__REQUIRED TASK__. Return all lines below containing the word "this".

[Start]

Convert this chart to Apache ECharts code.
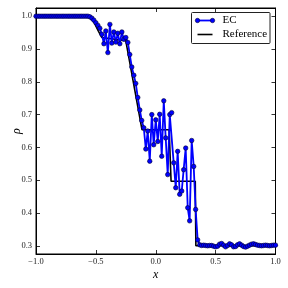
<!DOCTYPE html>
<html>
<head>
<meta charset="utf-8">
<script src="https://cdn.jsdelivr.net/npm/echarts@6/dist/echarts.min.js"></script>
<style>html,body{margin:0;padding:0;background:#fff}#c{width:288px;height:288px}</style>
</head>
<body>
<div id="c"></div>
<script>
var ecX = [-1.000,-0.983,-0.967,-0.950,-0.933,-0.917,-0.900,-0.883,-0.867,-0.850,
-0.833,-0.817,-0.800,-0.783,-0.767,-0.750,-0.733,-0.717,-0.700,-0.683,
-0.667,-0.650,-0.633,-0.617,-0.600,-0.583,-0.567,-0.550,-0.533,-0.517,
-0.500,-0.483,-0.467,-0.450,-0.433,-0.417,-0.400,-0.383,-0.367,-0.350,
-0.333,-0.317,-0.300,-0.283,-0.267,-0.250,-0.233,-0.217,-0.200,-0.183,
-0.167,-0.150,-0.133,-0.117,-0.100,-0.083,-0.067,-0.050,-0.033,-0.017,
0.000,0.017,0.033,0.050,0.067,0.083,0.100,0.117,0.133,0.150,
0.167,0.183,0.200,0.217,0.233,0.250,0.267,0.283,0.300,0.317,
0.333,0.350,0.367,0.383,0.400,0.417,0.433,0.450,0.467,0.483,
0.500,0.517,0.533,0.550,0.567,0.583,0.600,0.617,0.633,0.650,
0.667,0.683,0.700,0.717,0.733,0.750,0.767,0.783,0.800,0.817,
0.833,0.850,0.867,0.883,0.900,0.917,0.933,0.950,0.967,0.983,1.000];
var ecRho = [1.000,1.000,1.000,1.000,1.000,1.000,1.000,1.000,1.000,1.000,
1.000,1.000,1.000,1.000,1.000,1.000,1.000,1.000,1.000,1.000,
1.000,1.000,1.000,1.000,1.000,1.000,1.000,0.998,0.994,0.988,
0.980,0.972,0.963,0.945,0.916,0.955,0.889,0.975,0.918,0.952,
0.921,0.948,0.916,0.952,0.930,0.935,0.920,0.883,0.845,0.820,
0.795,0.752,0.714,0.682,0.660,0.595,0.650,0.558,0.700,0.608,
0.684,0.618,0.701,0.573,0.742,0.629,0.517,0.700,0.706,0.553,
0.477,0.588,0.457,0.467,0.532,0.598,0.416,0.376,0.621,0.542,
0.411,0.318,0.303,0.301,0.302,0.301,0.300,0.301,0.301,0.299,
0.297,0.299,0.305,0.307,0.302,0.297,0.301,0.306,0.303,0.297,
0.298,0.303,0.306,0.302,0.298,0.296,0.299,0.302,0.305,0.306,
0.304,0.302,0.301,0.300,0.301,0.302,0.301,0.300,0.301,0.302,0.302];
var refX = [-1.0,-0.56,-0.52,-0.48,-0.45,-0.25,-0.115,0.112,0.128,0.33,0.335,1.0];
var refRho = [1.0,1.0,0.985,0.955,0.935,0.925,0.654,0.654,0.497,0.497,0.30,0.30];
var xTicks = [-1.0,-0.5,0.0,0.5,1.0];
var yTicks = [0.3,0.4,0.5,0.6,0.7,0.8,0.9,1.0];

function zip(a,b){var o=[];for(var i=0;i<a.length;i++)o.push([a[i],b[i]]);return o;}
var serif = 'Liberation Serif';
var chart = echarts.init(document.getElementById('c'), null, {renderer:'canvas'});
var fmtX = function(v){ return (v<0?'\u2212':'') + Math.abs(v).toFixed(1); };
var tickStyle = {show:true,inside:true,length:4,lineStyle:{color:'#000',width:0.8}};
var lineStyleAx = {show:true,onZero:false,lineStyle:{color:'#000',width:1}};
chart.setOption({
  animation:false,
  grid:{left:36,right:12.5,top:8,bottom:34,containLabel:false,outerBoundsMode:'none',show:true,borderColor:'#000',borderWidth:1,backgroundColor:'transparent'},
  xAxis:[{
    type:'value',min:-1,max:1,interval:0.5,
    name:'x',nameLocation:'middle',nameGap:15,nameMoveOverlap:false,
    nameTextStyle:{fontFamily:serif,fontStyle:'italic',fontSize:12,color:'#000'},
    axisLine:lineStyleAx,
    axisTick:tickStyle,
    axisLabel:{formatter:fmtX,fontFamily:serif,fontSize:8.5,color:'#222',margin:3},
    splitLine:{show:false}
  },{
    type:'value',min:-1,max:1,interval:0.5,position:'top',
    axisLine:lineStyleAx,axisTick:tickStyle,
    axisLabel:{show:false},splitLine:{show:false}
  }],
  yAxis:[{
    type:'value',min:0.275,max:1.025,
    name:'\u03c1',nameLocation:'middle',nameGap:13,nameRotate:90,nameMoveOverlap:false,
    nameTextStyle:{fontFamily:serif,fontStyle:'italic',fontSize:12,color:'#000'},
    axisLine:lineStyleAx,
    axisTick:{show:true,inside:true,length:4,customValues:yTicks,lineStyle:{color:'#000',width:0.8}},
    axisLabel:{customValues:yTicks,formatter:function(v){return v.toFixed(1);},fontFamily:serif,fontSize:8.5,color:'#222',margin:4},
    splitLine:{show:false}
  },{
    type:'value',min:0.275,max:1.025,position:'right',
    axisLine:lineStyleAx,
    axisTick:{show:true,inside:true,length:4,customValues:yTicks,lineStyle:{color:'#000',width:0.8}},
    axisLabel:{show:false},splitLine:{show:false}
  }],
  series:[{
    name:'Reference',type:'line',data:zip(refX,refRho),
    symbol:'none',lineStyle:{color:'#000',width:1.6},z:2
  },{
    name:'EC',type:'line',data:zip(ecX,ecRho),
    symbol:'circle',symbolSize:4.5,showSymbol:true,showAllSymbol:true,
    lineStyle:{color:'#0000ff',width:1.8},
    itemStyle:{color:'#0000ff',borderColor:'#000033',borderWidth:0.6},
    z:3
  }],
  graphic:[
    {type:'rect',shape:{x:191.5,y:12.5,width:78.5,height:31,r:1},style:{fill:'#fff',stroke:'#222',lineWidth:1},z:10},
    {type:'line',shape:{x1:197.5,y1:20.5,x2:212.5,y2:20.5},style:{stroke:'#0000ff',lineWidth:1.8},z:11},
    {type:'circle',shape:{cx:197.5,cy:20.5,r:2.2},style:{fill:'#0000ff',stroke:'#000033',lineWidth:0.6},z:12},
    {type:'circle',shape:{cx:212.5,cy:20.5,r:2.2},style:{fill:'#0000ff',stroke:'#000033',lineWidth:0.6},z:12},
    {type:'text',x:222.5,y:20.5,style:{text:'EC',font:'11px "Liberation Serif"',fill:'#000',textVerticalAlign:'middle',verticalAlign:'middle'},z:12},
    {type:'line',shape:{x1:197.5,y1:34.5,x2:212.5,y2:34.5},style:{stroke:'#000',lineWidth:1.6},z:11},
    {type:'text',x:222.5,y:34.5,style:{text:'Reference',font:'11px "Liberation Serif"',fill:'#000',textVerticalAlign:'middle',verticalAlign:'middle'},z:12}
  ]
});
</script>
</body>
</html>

[End]
[Start]

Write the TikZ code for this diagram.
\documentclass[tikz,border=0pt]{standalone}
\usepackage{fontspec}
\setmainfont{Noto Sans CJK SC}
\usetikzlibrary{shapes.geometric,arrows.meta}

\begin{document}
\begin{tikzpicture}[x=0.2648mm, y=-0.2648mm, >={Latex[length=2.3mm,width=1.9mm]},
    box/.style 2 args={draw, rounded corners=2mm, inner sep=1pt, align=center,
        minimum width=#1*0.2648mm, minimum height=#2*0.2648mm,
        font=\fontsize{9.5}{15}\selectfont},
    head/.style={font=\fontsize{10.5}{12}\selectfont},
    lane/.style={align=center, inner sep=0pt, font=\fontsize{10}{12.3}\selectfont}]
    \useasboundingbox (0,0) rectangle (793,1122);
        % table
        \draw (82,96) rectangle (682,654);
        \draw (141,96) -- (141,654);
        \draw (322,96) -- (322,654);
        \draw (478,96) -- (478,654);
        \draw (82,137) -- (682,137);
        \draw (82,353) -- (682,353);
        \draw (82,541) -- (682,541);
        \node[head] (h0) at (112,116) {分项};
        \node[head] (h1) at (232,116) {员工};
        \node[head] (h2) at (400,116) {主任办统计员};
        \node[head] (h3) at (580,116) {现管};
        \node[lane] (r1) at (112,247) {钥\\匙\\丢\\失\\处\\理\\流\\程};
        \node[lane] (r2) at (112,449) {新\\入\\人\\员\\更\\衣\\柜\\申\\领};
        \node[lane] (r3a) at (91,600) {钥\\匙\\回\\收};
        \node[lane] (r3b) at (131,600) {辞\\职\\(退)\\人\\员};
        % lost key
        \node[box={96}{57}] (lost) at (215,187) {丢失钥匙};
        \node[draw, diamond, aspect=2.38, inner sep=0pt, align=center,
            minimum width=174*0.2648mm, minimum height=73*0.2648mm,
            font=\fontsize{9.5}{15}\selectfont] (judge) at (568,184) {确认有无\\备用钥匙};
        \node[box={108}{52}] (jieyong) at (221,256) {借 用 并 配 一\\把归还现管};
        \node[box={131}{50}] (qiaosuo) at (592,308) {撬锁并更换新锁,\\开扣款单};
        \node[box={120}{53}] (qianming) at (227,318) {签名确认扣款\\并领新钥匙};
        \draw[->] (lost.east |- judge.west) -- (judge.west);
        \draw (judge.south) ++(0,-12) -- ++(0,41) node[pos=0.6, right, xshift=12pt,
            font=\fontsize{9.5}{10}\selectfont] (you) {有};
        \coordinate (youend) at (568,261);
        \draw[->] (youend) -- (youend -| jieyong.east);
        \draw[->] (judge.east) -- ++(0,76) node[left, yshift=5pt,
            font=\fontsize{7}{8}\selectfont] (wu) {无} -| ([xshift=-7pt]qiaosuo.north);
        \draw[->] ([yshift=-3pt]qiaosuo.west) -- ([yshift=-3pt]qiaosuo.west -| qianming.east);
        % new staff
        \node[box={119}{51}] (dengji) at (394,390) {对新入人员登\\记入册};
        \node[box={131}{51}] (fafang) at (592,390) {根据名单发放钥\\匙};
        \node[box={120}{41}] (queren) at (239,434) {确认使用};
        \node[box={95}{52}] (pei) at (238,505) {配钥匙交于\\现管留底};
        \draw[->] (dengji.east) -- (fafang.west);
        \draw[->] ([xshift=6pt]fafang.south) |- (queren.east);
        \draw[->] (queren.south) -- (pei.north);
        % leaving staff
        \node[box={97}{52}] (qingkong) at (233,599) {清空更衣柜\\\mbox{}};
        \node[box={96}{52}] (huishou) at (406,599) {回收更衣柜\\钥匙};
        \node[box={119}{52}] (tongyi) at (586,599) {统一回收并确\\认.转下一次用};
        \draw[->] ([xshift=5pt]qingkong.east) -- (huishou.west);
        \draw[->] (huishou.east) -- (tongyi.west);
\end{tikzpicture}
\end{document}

[End]

__RESULT BELOW__.
Convert this chart to Apache ECharts code.
Write the TikZ code for this diagram.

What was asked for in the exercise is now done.